**Short exercise:** Copy out the whole listing exactly as written, leaving the pictures behind.

**Material provided:**
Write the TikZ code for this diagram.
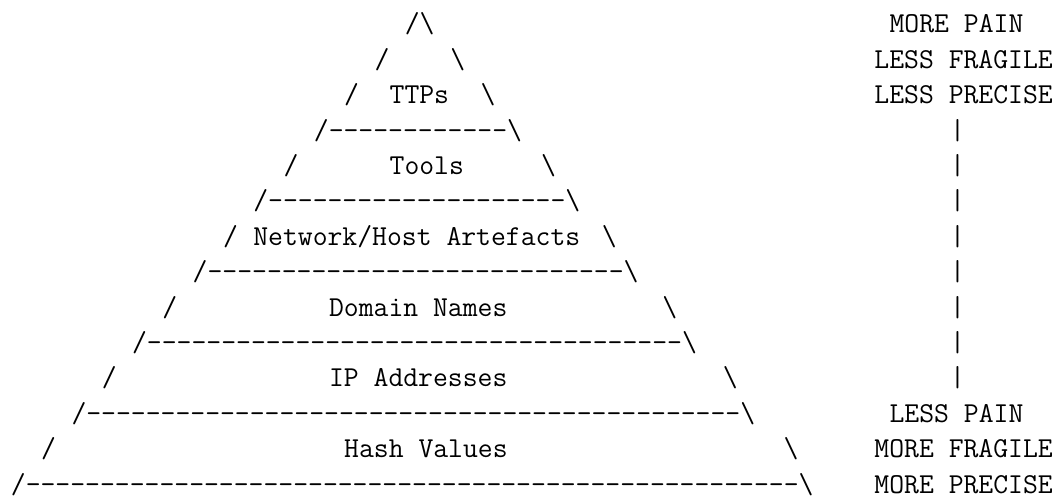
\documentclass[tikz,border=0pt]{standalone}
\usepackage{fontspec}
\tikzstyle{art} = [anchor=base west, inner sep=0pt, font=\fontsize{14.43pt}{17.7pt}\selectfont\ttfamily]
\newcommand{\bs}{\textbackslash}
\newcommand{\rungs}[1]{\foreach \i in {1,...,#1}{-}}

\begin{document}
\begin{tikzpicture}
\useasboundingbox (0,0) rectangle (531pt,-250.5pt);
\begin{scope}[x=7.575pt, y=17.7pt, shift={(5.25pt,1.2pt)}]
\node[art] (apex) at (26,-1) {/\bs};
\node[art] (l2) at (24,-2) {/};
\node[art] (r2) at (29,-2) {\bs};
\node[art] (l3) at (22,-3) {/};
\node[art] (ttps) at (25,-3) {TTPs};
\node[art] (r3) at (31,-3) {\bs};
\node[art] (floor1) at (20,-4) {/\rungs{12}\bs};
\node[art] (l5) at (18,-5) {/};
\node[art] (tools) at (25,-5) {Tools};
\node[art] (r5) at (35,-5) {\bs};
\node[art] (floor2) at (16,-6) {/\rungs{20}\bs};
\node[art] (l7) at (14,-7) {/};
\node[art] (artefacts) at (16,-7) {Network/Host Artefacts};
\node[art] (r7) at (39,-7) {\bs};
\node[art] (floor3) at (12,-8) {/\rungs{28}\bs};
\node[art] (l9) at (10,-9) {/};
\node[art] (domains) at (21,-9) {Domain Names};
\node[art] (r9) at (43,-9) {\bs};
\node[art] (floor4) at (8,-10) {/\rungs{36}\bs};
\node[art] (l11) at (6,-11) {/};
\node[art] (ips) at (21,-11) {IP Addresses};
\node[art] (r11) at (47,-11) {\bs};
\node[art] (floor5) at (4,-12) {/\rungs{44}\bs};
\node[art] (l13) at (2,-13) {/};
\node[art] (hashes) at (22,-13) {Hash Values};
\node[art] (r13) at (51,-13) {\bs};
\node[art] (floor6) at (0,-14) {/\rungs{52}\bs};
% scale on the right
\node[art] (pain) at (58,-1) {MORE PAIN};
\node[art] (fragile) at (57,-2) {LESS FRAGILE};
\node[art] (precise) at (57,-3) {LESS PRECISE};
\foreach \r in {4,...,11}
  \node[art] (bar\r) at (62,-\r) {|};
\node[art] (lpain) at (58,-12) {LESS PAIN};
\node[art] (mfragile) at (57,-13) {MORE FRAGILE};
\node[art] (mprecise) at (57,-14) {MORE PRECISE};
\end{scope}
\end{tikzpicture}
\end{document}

**Output below:**
Write the TikZ code for this diagram.
\documentclass[tikz,border=0pt]{standalone}
\usepackage{fontspec}
\tikzstyle{art} = [anchor=base west, inner sep=0pt, font=\fontsize{14.43pt}{17.7pt}\selectfont\ttfamily]
\newcommand{\bs}{\textbackslash}
\newcommand{\rungs}[1]{\foreach \i in {1,...,#1}{-}}

\begin{document}
\begin{tikzpicture}
\useasboundingbox (0,0) rectangle (531pt,-250.5pt);
\begin{scope}[x=7.575pt, y=17.7pt, shift={(5.25pt,1.2pt)}]
\node[art] (apex) at (26,-1) {/\bs};
\node[art] (l2) at (24,-2) {/};
\node[art] (r2) at (29,-2) {\bs};
\node[art] (l3) at (22,-3) {/};
\node[art] (ttps) at (25,-3) {TTPs};
\node[art] (r3) at (31,-3) {\bs};
\node[art] (floor1) at (20,-4) {/\rungs{12}\bs};
\node[art] (l5) at (18,-5) {/};
\node[art] (tools) at (25,-5) {Tools};
\node[art] (r5) at (35,-5) {\bs};
\node[art] (floor2) at (16,-6) {/\rungs{20}\bs};
\node[art] (l7) at (14,-7) {/};
\node[art] (artefacts) at (16,-7) {Network/Host Artefacts};
\node[art] (r7) at (39,-7) {\bs};
\node[art] (floor3) at (12,-8) {/\rungs{28}\bs};
\node[art] (l9) at (10,-9) {/};
\node[art] (domains) at (21,-9) {Domain Names};
\node[art] (r9) at (43,-9) {\bs};
\node[art] (floor4) at (8,-10) {/\rungs{36}\bs};
\node[art] (l11) at (6,-11) {/};
\node[art] (ips) at (21,-11) {IP Addresses};
\node[art] (r11) at (47,-11) {\bs};
\node[art] (floor5) at (4,-12) {/\rungs{44}\bs};
\node[art] (l13) at (2,-13) {/};
\node[art] (hashes) at (22,-13) {Hash Values};
\node[art] (r13) at (51,-13) {\bs};
\node[art] (floor6) at (0,-14) {/\rungs{52}\bs};
% scale on the right
\node[art] (pain) at (58,-1) {MORE PAIN};
\node[art] (fragile) at (57,-2) {LESS FRAGILE};
\node[art] (precise) at (57,-3) {LESS PRECISE};
\foreach \r in {4,...,11}
  \node[art] (bar\r) at (62,-\r) {|};
\node[art] (lpain) at (58,-12) {LESS PAIN};
\node[art] (mfragile) at (57,-13) {MORE FRAGILE};
\node[art] (mprecise) at (57,-14) {MORE PRECISE};
\end{scope}
\end{tikzpicture}
\end{document}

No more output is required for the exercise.